Dopo il Critical Mass
Nonostante il caldo appiccicoso, un manipolo compatto di cittadini incaponiti ha pedalato ieri per le strade di una deserta città. Chiedere meno automobili quando si percorrono vie sgombre è quasi un paradosso. Qualche segno di vita l’ha battuto il Lungolago, attraversato dal rituale serpentone domenicale concentrato sulle bancarelle. Al nostro passaggio, il serpentone si è quasi parallizzato. Noi ci siamo fatti sentire e certamente non siamo passati inosservati, per carità, però è sempre una sorpresa notare lo stupore dipinto sui volti della routine. Biciclette che chiedono mobilità sostenibile? Un evento sovrannaturale.
A proposito di bilanci. Quel che è certo è che aver organizzato un Critical Mass nelle torride domeniche di luglio, nel primo pomeriggio, s’è rivelata una scelta azzardata. C’è chi sostiene che la non entusiasmante partecipazione sia da addebitare al caldo e alla sostanziale indifferenza di questa “città morta”. In parte è vero, ma sono dell’idea che non ci si possa sempre parare dietro a comodi alibi. E’ necessario cercare e possibilmente trovare al più presto la leva migliore per stimolare di nuovo l’entusiasmo verso questi temi e verso questo tipo di iniziative. Per ragioni anagrafiche penso al blocco “meno maturo” del nostro territorio; bisogna far capire che un conto è l’adesione virtuale su Facebook, un altro è l’attiva partecipazione, sporcandosi le dita consumate dalla tastiera. “Se non ti occupi di loro, loro si occuperanno comunque di te”. Rifletto anche su una parte del blocco “meno acerbo”, ripensando a volti conosciuti che col tempo hanno abbandonato il sellino e la strada perché intimoriti, stanchi, indolenti, diffidenti o più semplicemente lontani. A loro rivolgo un appello disinteressato: le lotte si portano avanti con passione e con coerenza. Se questa è ritenuta una scomoda “aggressività”, allora ci si confronti sul perché – qualche mese fa – questa “utopia” veniva stimolata e accolta.
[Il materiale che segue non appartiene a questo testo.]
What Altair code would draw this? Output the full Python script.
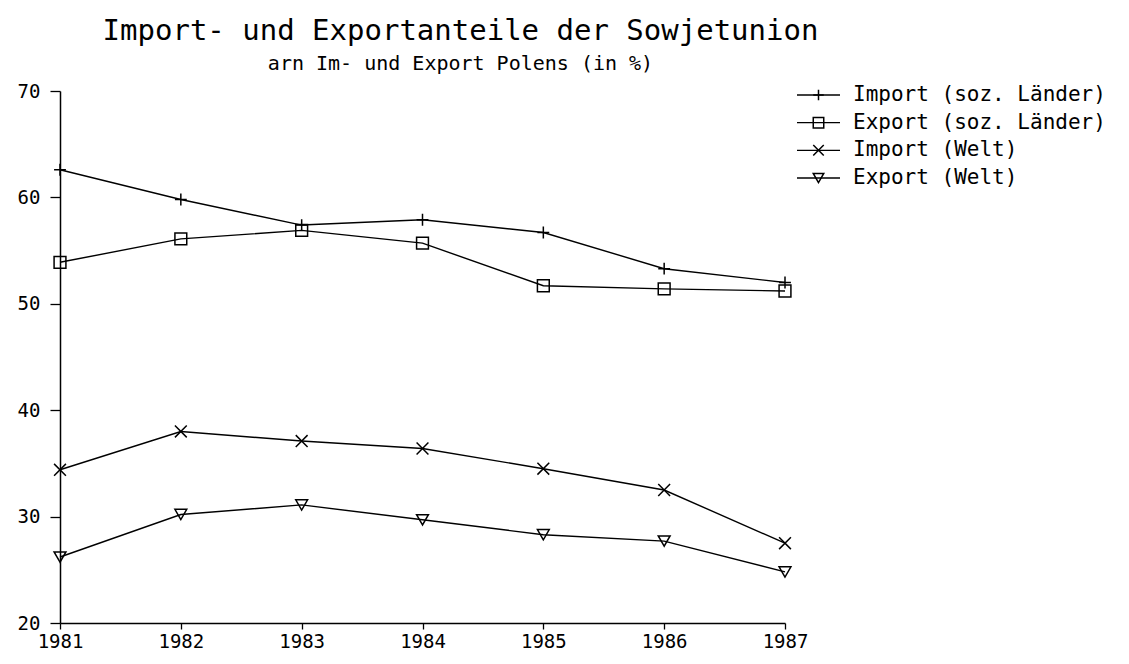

Da quando in città è amministrativamente “cambiata l’aria”, dopo le elezioni del marzo scorso, è in atto una strana forma di ultra-moderazione delle istanze, come se, nel giro di due mesi, battaglie “sacrosante” fossero di colpo avvertite come un po’ troppo spinte, quasi indelicate, rivoluzionarie e politicamente scomode. In questo progressivo scemare dell’impegno di una parte della “società civile” lecchese, credo che gli Amministratori non abbiano responsabilità. Sarebbe troppo comodo imputare ai soliti le colpe. E’ un fatto che attiene strettamente ad una parte del “movimento”, se così possiamo definirlo.
E’ il solito punto politico della delega. Chi non delega in bianco e preferisce vigilare piuttosto che dormire e/o fingere di vigilare facendosi suggerire come, è materialmente sentito come una spina da levare, da disincentivare, da isolare. Chi, al contrario, scarica gli oneri una volta contate le schede, si auto-definisce “lungimirante”. Credo che questo insanabile dissidio vada affrontato con lucidità, altrimenti lo status quo avrà, putroppo, la strada sgombra e spianata.